Suara.com - Memperingati Hari Buruh International, Solidaritas Perempuan (SP) sebagai salah satu organisasi yang memperjuangkan hak-hak dan keadilan bagi buruh khususnya perempuan buruh, bersama perempuan buruh menyampaikan pengakuan, perlindungan dan pemenuhan hak bagi perempuan buruh.
Ketua Badan Eksekutif Nasional Solidaritas Perempuan Puspa Dewi mengungkapkan sudah tiga tahun masa pemerintahan Jokowi-JK belum memperlihatkan keseriusannya dalam melindungi hak perempuan buruh, bahkan pengakuan negara terhadap perempuan buruh nelayan atau perempuan pekerja rumah tangga juga belum terjadi.

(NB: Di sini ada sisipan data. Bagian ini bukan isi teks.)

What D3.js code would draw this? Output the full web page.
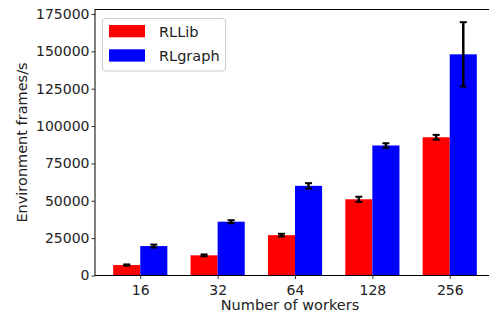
<!DOCTYPE html>
<html>
<head>
<meta charset="utf-8">
<script src="https://cdn.jsdelivr.net/npm/d3@7"></script>
<style>
  body { margin: 0; background: #fff; }
  svg text { font-family: "DejaVu Sans", sans-serif; fill: #222; }
</style>
</head>
<body>
<div id="chart"></div>
<script>
// data
var workers = ["16", "32", "64", "128", "256"];
var rllib = [7000, 13500, 27000, 51000, 92500];
var rllibErr = [400, 600, 900, 1700, 1600];
var rlgraph = [19700, 36000, 60000, 87000, 148000];
var rlgraphErr = [1000, 1000, 1800, 1500, 21500];
var yTicks = [0, 25000, 50000, 75000, 100000, 125000, 150000, 175000];

var W = 489, H = 316;
// note: "top" is taken by window.top, so use other names
var plotL = 95, plotR = 495, plotT = 9.5, plotB = 275.5;
var barW = 0.35;

var svg = d3.select("#chart").append("svg")
    .attr("width", W)
    .attr("height", H);

var x = d3.scaleLinear()
    .domain([-0.585, 4.585])
    .range([plotL, plotR]);

var y = d3.scaleLinear()
    .domain([0, 178000])
    .range([plotB, plotT]);

var series = [
  {name: "RLLib", vals: rllib, err: rllibErr, color: "#ff0000", off: -barW},
  {name: "RLgraph", vals: rlgraph, err: rlgraphErr, color: "#0000ff", off: 0}
];

// bars
series.forEach(function(s) {
  svg.append("g").selectAll("rect")
    .data(s.vals)
    .enter().append("rect")
    .attr("x", function(d, i) { return x(i + s.off); })
    .attr("width", function(d, i) { return x(i + s.off + barW) - x(i + s.off); })
    .attr("y", function(d) { return y(d); })
    .attr("height", function(d) { return y(0) - y(d); })
    .attr("fill", s.color);
});

// error bars
series.forEach(function(s) {
  var g = svg.append("g");
  s.vals.forEach(function(v, i) {
    var cx = x(i + s.off + barW / 2);
    g.append("line")
      .attr("x1", cx).attr("x2", cx)
      .attr("y1", y(v - s.err[i])).attr("y2", y(v + s.err[i]))
      .attr("stroke", "#000").attr("stroke-width", 2.5);
    [v - s.err[i], v + s.err[i]].forEach(function(e) {
      g.append("line")
        .attr("x1", cx - 3.5).attr("x2", cx + 3.5)
        .attr("y1", y(e)).attr("y2", y(e))
        .attr("stroke", "#000").attr("stroke-width", 2);
    });
  });
});

// axes
var xAxis = svg.append("g")
  .attr("transform", "translate(0," + plotB + ")")
  .call(d3.axisBottom(x).tickValues(d3.range(workers.length))
      .tickFormat(function(d) { return workers[d]; })
      .tickSize(3.5).tickSizeOuter(0));
xAxis.select(".domain").remove();
xAxis.selectAll("text").attr("font-size", 14).attr("dy", "0.95em");

var yAxis = svg.append("g")
  .attr("transform", "translate(" + plotL + ",0)")
  .call(d3.axisLeft(y).tickValues(yTicks).tickFormat(d3.format("d"))
      .tickSize(3.5).tickSizeOuter(0));
yAxis.select(".domain").remove();
yAxis.selectAll("text").attr("font-size", 14).attr("x", -5.5);
svg.selectAll(".tick line").attr("stroke", "#000").attr("stroke-width", 0.8);

// frame
svg.append("rect")
  .attr("x", plotL).attr("y", plotT)
  .attr("width", plotR - plotL).attr("height", plotB - plotT)
  .attr("fill", "none").attr("stroke", "#000").attr("stroke-width", 1);

// axis labels
svg.append("text")
  .attr("x", (plotL + plotR) / 2 - 5).attr("y", 310)
  .attr("text-anchor", "middle").attr("font-size", 14.5)
  .text("Number of workers");

svg.append("text")
  .attr("transform", "translate(27," + ((plotT + plotB) / 2) + ") rotate(-90)")
  .attr("text-anchor", "middle").attr("font-size", 14.5)
  .text("Environment frames/s");

// legend
var lg = svg.append("g");
lg.append("rect")
  .attr("x", 102.5).attr("y", 18.5).attr("width", 123).attr("height", 52.5)
  .attr("rx", 3).attr("fill", "#fff").attr("fill-opacity", 0.8)
  .attr("stroke", "#ccc").attr("stroke-width", 1);
series.forEach(function(s, i) {
  lg.append("rect")
    .attr("x", 109).attr("y", 25 + i * 24.3)
    .attr("width", 36).attr("height", 12.3)
    .attr("fill", s.color);
  lg.append("text")
    .attr("x", 159).attr("y", 31.5 + i * 24.3)
    .attr("dy", "0.35em").attr("font-size", 14.5)
    .text(s.name);
});
</script>
</body>
</html>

Perempuan SP bekerjasama dengan perempuan akar rumput menunjukan fakta bahwa kerentanan perempuan buruh tidak terlepas dari faktor pemiskinan akibat sistem negara dan non negara yang mengakibatkan hilangnya sumber kehidupan perempuan.
“Masifnya pembangunan yang berorientasi pada agenda politik ekonomi global dan infrastruktur mengakibatkan banyak sumber-sumber kehidupan rakyat yang terampas oleh negara. Tanah dan sumber kehidupan perempuan dirampas, sehingga mereka menjadi buruh di tanah sendiri, bahkan menjadi pekerja rumah tangga di luar negeri,” ungkap Puspa, di kawasan Cikini, Jakarta Pusat, Senin (30/4/2018).
Ia mengatakan, mayoritas perempuan bahkan bekerja di sektor yang sangat rentan terhadap kekerasan, seperti pekerja rumah tangga, buruh tani, buruh perkebunan dan buruh nelayan. Pemiskinan struktural telah berdampak berlapis bagi perempuan buruh.
Perempuan buruh masih menghadapi diskriminasi dan ketidakadilan akibat konstruksi sosial dan budaya patriarki yang terus menguat hingga saat ini.
Perempuan buruh selama ini masih belum diakui sebagai pekerja oleh negara, sehingga perlindungan dan pemenuhan haknya sebagai perempuan buruh juga masih lemah.
Perempuan buruh nelayan maupun perempuan buruh tani misalnya, di mana belum ada pengakuan bahkan masih mengalami diskriminasi, baik dalam pengambilan keputusan maupun menjadi subjek dari kebijakan maupun program pemerintahan dalam melindungi nelayan.
“Sementara, mereka juga kerap mengalami kekerasan hingga intimidasi dan kriminalisasi ketika mereka memperjuangkan haknya,”ungkap dia.